In this paper, an efficient cooperative dynamic RO-SLAM (eCDRO-SLAM) based on the sum of Gaussian (SoG) filter integrating all inter-node measurements for the localization was proposed. A new framework to update the SoG variables using the inter-node measurements leads to faster map estimation with less error than conventional RO-SLAM algorithms using the direct measurements only. Also, several efficient implementation techniques such as the weight symmetry of the SoG distributions were introduced to alleviate the additional computational burden induced when calculating the SoG variables between inter-nodes.

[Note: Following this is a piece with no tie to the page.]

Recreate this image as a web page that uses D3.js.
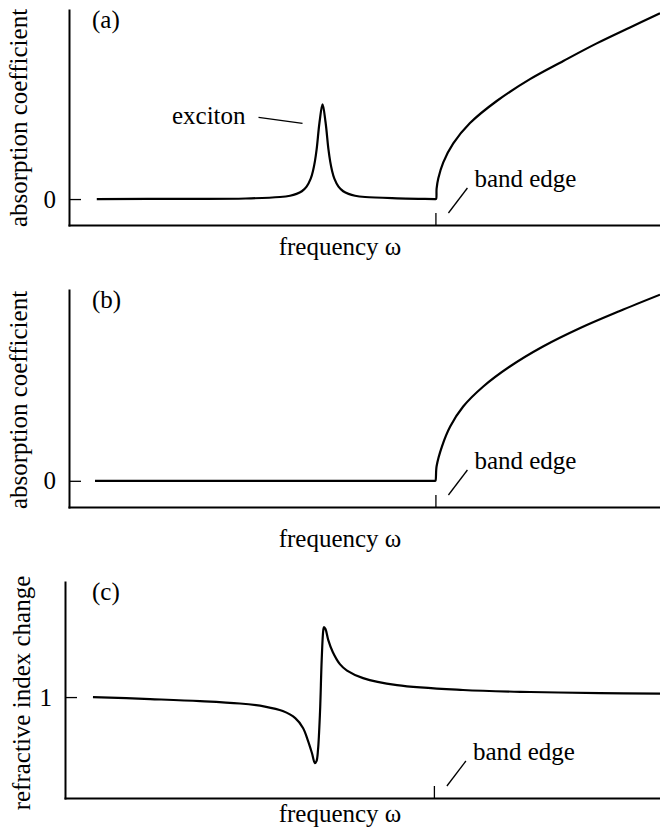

Furthermore, the proposed eCDRO-SLAM was designed to track the movement of some nodes by resetting and updating the SoG variables. With the dynamic property and computational efficiency, its application can be extended to various dynamic environments that are full of movable objects such as unstable disaster sites, unstructured fields, or temporal deployment of robots/devices.

As a future work, a sensor fusion approach integrating the IMU, odometry, and range sensor will be considered to improve the localization and node tracking performance. Furthermore, we will apply the proposed algorithm to various RO-SLAM applications such as robot-assisted search and rescue application and ambient intelligence environments.